[Set problem]
Pictures do not belong in the copy, so please give every entry below again exactly.

# # # #

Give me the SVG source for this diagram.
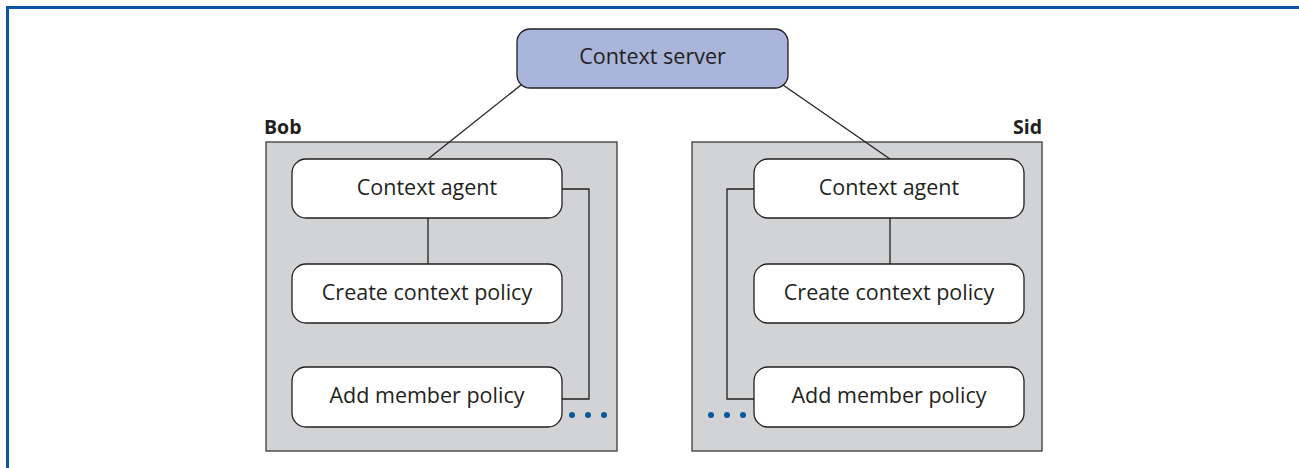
<svg xmlns="http://www.w3.org/2000/svg" width="1299" height="468" viewBox="0 0 1299 468">
  <style>
    .frame { stroke: #0a58a3; stroke-width: 3; fill: none; }
    .panel { fill: #d1d3d4; stroke: #3a3a3a; stroke-width: 1.3; }
    .box { fill: #ffffff; stroke: #231f20; stroke-width: 1.3; }
    .server { fill: #a9b5da; stroke: #231f20; stroke-width: 1.3; }
    .wire { stroke: #231f20; stroke-width: 1.3; fill: none; }
    .lbl { font-family: "Open Sans", "Noto Sans", sans-serif; font-size: 21.5px; fill: #231f20; text-anchor: middle; }
    .owner { font-family: "Open Sans", "Noto Sans", sans-serif; font-size: 19.5px; font-weight: bold; fill: #231f20; }
    .dot { fill: #0a58a3; }
  </style>

  <rect width="1299" height="468" fill="#ffffff"/>
  <!-- outer frame: top and left rules only -->
  <path class="frame" d="M7.5 1299 V7.5 H1299"/>

  <!-- owner panels -->
  <g id="bob">
    <rect class="panel" x="266" y="142" width="351" height="309"/>
    <text class="owner" x="264" y="134">Bob</text>
  </g>
  <g id="sid">
    <rect class="panel" x="692" y="142" width="350" height="309"/>
    <text class="owner" x="1042" y="134" text-anchor="end">Sid</text>
  </g>

  <!-- connectors -->
  <g id="connectors">
    <line class="wire" x1="521" y1="85" x2="428" y2="159"/>
    <line class="wire" x1="783" y1="85" x2="890" y2="159"/>
    <line class="wire" x1="428" y1="218" x2="428" y2="264"/>
    <line class="wire" x1="890" y1="218" x2="890" y2="264"/>
    <path class="wire" d="M562 189 H589 V399 H562"/>
    <path class="wire" d="M754 189 H727 V399 H754"/>
    <circle class="dot" cx="572" cy="415" r="3"/>
    <circle class="dot" cx="588" cy="415" r="3"/>
    <circle class="dot" cx="604" cy="415" r="3"/>
    <circle class="dot" cx="711" cy="415" r="3"/>
    <circle class="dot" cx="727" cy="415" r="3"/>
    <circle class="dot" cx="743" cy="415" r="3"/>
  </g>

  <g id="context-server">
    <rect class="server" x="517" y="29" width="271" height="59" rx="13"/>
    <text class="lbl" x="652.5" y="64">Context server</text>
  </g>

  <g id="bob-context-agent">
    <rect class="box" x="292" y="159" width="270" height="59" rx="14"/>
    <text class="lbl" x="427" y="195">Context agent</text>
  </g>
  <g id="bob-create-context-policy">
    <rect class="box" x="292" y="264" width="270" height="59" rx="14"/>
    <text class="lbl" x="427" y="300">Create context policy</text>
  </g>
  <g id="bob-add-member-policy">
    <rect class="box" x="292" y="367" width="270" height="60" rx="14"/>
    <text class="lbl" x="427" y="403">Add member policy</text>
  </g>

  <g id="sid-context-agent">
    <rect class="box" x="754" y="159" width="270" height="59" rx="14"/>
    <text class="lbl" x="889" y="195">Context agent</text>
  </g>
  <g id="sid-create-context-policy">
    <rect class="box" x="754" y="264" width="270" height="59" rx="14"/>
    <text class="lbl" x="889" y="300">Create context policy</text>
  </g>
  <g id="sid-add-member-policy">
    <rect class="box" x="754" y="367" width="270" height="60" rx="14"/>
    <text class="lbl" x="889" y="403">Add member policy</text>
  </g>
</svg>
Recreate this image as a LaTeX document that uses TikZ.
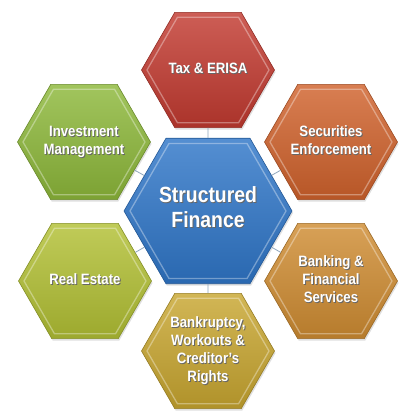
\documentclass[tikz,border=0pt]{standalone}
\usepackage{fontspec}
\setmainfont{Liberation Sans}[FakeStretch=0.88]
\usetikzlibrary{shapes.geometric,shadows}
\definecolor{taxc}{HTML}{C23A30}
\definecolor{invc}{HTML}{8DB83A}
\definecolor{secc}{HTML}{D0622C}
\definecolor{ctrc}{HTML}{2F76C8}
\definecolor{rec}{HTML}{B2C034}
\definecolor{bankc}{HTML}{CF8C32}
\definecolor{bkrc}{HTML}{C8A630}
\definecolor{linkc}{HTML}{8FA6BC}
\newcommand\shtxt[1]{\rlap{\raisebox{-1pt}{\hspace{0.9pt}\textcolor{black!60}{\begin{tabular}{@{}c@{}}#1\end{tabular}}}}\begin{tabular}{@{}c@{}}#1\end{tabular}}
\tikzset{
  hexa/.style={regular polygon, regular polygon sides=6, minimum size=133pt,
    inner sep=0pt, text=white, align=center,
    font=\bfseries\fontsize{15}{18}\selectfont,
    draw=#1!75!black, line width=0.6pt,
    top color=#1!82!white, bottom color=#1!88!black,
    drop shadow={opacity=.25, shadow xshift=1pt, shadow yshift=-2pt}},
  bighexa/.style={hexa=#1, minimum size=168pt, font=\bfseries\fontsize{22}{25}\selectfont},
  link/.style={draw=linkc, line width=0.8pt},
  bevelline/.style={white, opacity=.35, line width=1.3pt, line join=round}
}
\newcommand\hexbevel[2]{\draw[bevelline] (#1.center) ++(0:#2) -- ++(120:#2) -- ++(180:#2) -- ++(240:#2) -- ++(300:#2) -- ++(0:#2) -- cycle;}
\begin{document}
\begin{tikzpicture}[x=1pt,y=1pt]
\fill[white] (0,0) rectangle (415,420);
\useasboundingbox (0,0) rectangle (415,420);
\node[hexa=taxc]  (tax)  at (208,350) {\shtxt{Tax \& ERISA}};
\node[hexa=invc]  (inv)  at (84,278)  {\shtxt{Investment\\Management}};
\node[hexa=secc]  (sec)  at (331,278) {\shtxt{Securities\\Enforcement}};
\node[hexa=rec]   (re)   at (85,139)  {\shtxt{Real Estate}};
\node[hexa=bankc] (bank) at (331,139) {\shtxt{Banking \&\\Financial\\Services}};
\node[hexa=bkrc]  (bkr)  at (208,69)  {\shtxt{Bankruptcy,\\Workouts \&\\Creditor's\\Rights}};
\node[bighexa=ctrc] (ctr) at (208,209) {\shtxt{Structured\\Finance}};
\foreach \n in {tax,inv,sec,re,bank,bkr}{\hexbevel{\n}{61pt}}
\hexbevel{ctr}{78pt}
\foreach \n in {tax,inv,sec,re,bank,bkr}{\draw[link] (ctr) -- (\n);}
\end{tikzpicture}
\end{document}
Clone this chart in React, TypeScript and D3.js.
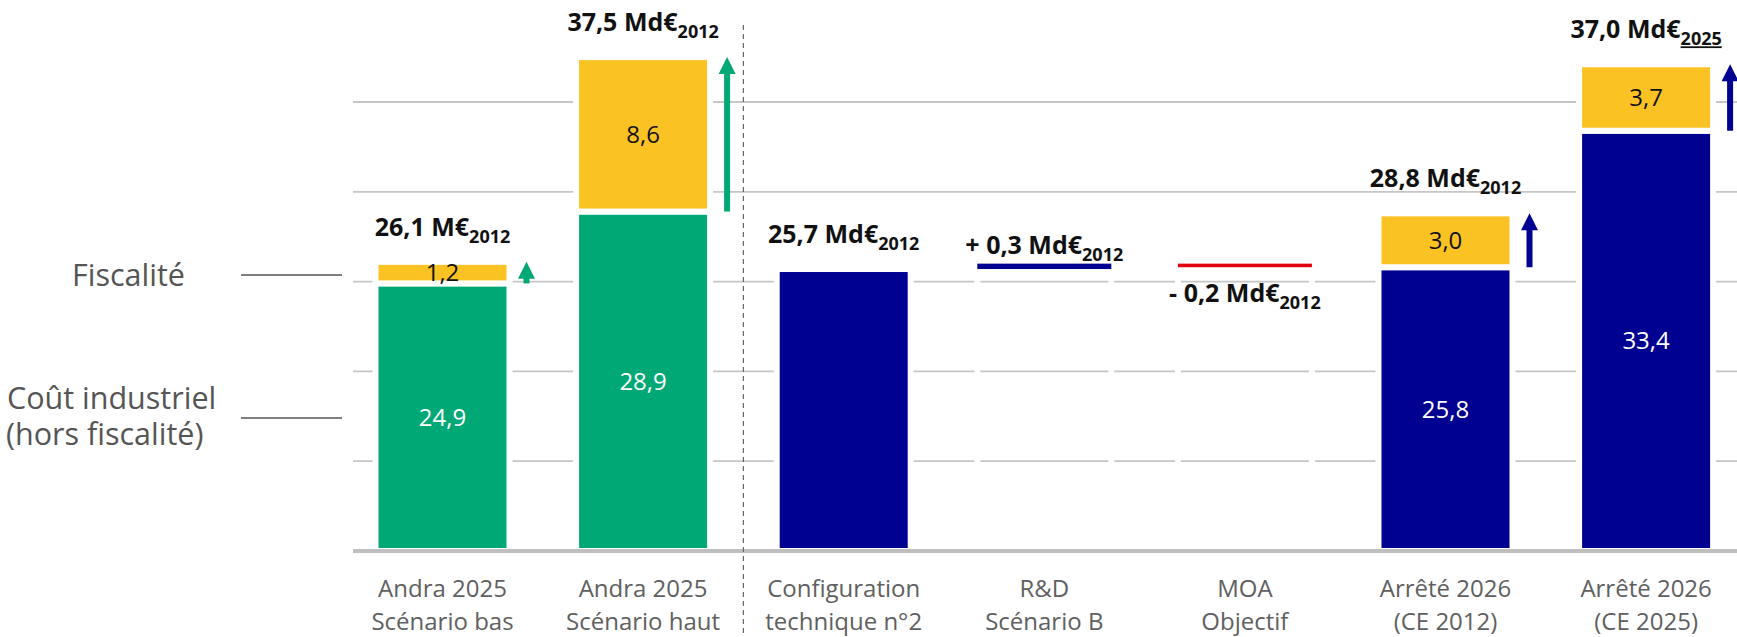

# # # #

[Result]
Give me the SVG source for this diagram.
<svg xmlns="http://www.w3.org/2000/svg" width="1299" height="468" viewBox="0 0 1299 468">
  <style>
    .frame { stroke: #0a58a3; stroke-width: 3; fill: none; }
    .panel { fill: #d1d3d4; stroke: #3a3a3a; stroke-width: 1.3; }
    .box { fill: #ffffff; stroke: #231f20; stroke-width: 1.3; }
    .server { fill: #a9b5da; stroke: #231f20; stroke-width: 1.3; }
    .wire { stroke: #231f20; stroke-width: 1.3; fill: none; }
    .lbl { font-family: "Open Sans", "Noto Sans", sans-serif; font-size: 21.5px; fill: #231f20; text-anchor: middle; }
    .owner { font-family: "Open Sans", "Noto Sans", sans-serif; font-size: 19.5px; font-weight: bold; fill: #231f20; }
    .dot { fill: #0a58a3; }
  </style>

  <rect width="1299" height="468" fill="#ffffff"/>
  <!-- outer frame: top and left rules only -->
  <path class="frame" d="M7.5 1299 V7.5 H1299"/>

  <!-- owner panels -->
  <g id="bob">
    <rect class="panel" x="266" y="142" width="351" height="309"/>
    <text class="owner" x="264" y="134">Bob</text>
  </g>
  <g id="sid">
    <rect class="panel" x="692" y="142" width="350" height="309"/>
    <text class="owner" x="1042" y="134" text-anchor="end">Sid</text>
  </g>

  <!-- connectors -->
  <g id="connectors">
    <line class="wire" x1="521" y1="85" x2="428" y2="159"/>
    <line class="wire" x1="783" y1="85" x2="890" y2="159"/>
    <line class="wire" x1="428" y1="218" x2="428" y2="264"/>
    <line class="wire" x1="890" y1="218" x2="890" y2="264"/>
    <path class="wire" d="M562 189 H589 V399 H562"/>
    <path class="wire" d="M754 189 H727 V399 H754"/>
    <circle class="dot" cx="572" cy="415" r="3"/>
    <circle class="dot" cx="588" cy="415" r="3"/>
    <circle class="dot" cx="604" cy="415" r="3"/>
    <circle class="dot" cx="711" cy="415" r="3"/>
    <circle class="dot" cx="727" cy="415" r="3"/>
    <circle class="dot" cx="743" cy="415" r="3"/>
  </g>

  <g id="context-server">
    <rect class="server" x="517" y="29" width="271" height="59" rx="13"/>
    <text class="lbl" x="652.5" y="64">Context server</text>
  </g>

  <g id="bob-context-agent">
    <rect class="box" x="292" y="159" width="270" height="59" rx="14"/>
    <text class="lbl" x="427" y="195">Context agent</text>
  </g>
  <g id="bob-create-context-policy">
    <rect class="box" x="292" y="264" width="270" height="59" rx="14"/>
    <text class="lbl" x="427" y="300">Create context policy</text>
  </g>
  <g id="bob-add-member-policy">
    <rect class="box" x="292" y="367" width="270" height="60" rx="14"/>
    <text class="lbl" x="427" y="403">Add member policy</text>
  </g>

  <g id="sid-context-agent">
    <rect class="box" x="754" y="159" width="270" height="59" rx="14"/>
    <text class="lbl" x="889" y="195">Context agent</text>
  </g>
  <g id="sid-create-context-policy">
    <rect class="box" x="754" y="264" width="270" height="59" rx="14"/>
    <text class="lbl" x="889" y="300">Create context policy</text>
  </g>
  <g id="sid-add-member-policy">
    <rect class="box" x="754" y="367" width="270" height="60" rx="14"/>
    <text class="lbl" x="889" y="403">Add member policy</text>
  </g>
</svg>
Recreate this image as a LaTeX document that uses TikZ.
\documentclass[tikz,border=0pt]{standalone}
\usepackage{fontspec}
\setmainfont{Liberation Sans}[FakeStretch=0.88]
\usetikzlibrary{shapes.geometric,shadows}
\definecolor{taxc}{HTML}{C23A30}
\definecolor{invc}{HTML}{8DB83A}
\definecolor{secc}{HTML}{D0622C}
\definecolor{ctrc}{HTML}{2F76C8}
\definecolor{rec}{HTML}{B2C034}
\definecolor{bankc}{HTML}{CF8C32}
\definecolor{bkrc}{HTML}{C8A630}
\definecolor{linkc}{HTML}{8FA6BC}
\newcommand\shtxt[1]{\rlap{\raisebox{-1pt}{\hspace{0.9pt}\textcolor{black!60}{\begin{tabular}{@{}c@{}}#1\end{tabular}}}}\begin{tabular}{@{}c@{}}#1\end{tabular}}
\tikzset{
  hexa/.style={regular polygon, regular polygon sides=6, minimum size=133pt,
    inner sep=0pt, text=white, align=center,
    font=\bfseries\fontsize{15}{18}\selectfont,
    draw=#1!75!black, line width=0.6pt,
    top color=#1!82!white, bottom color=#1!88!black,
    drop shadow={opacity=.25, shadow xshift=1pt, shadow yshift=-2pt}},
  bighexa/.style={hexa=#1, minimum size=168pt, font=\bfseries\fontsize{22}{25}\selectfont},
  link/.style={draw=linkc, line width=0.8pt},
  bevelline/.style={white, opacity=.35, line width=1.3pt, line join=round}
}
\newcommand\hexbevel[2]{\draw[bevelline] (#1.center) ++(0:#2) -- ++(120:#2) -- ++(180:#2) -- ++(240:#2) -- ++(300:#2) -- ++(0:#2) -- cycle;}
\begin{document}
\begin{tikzpicture}[x=1pt,y=1pt]
\fill[white] (0,0) rectangle (415,420);
\useasboundingbox (0,0) rectangle (415,420);
\node[hexa=taxc]  (tax)  at (208,350) {\shtxt{Tax \& ERISA}};
\node[hexa=invc]  (inv)  at (84,278)  {\shtxt{Investment\\Management}};
\node[hexa=secc]  (sec)  at (331,278) {\shtxt{Securities\\Enforcement}};
\node[hexa=rec]   (re)   at (85,139)  {\shtxt{Real Estate}};
\node[hexa=bankc] (bank) at (331,139) {\shtxt{Banking \&\\Financial\\Services}};
\node[hexa=bkrc]  (bkr)  at (208,69)  {\shtxt{Bankruptcy,\\Workouts \&\\Creditor's\\Rights}};
\node[bighexa=ctrc] (ctr) at (208,209) {\shtxt{Structured\\Finance}};
\foreach \n in {tax,inv,sec,re,bank,bkr}{\hexbevel{\n}{61pt}}
\hexbevel{ctr}{78pt}
\foreach \n in {tax,inv,sec,re,bank,bkr}{\draw[link] (ctr) -- (\n);}
\end{tikzpicture}
\end{document}
Clone this chart in React, TypeScript and D3.js.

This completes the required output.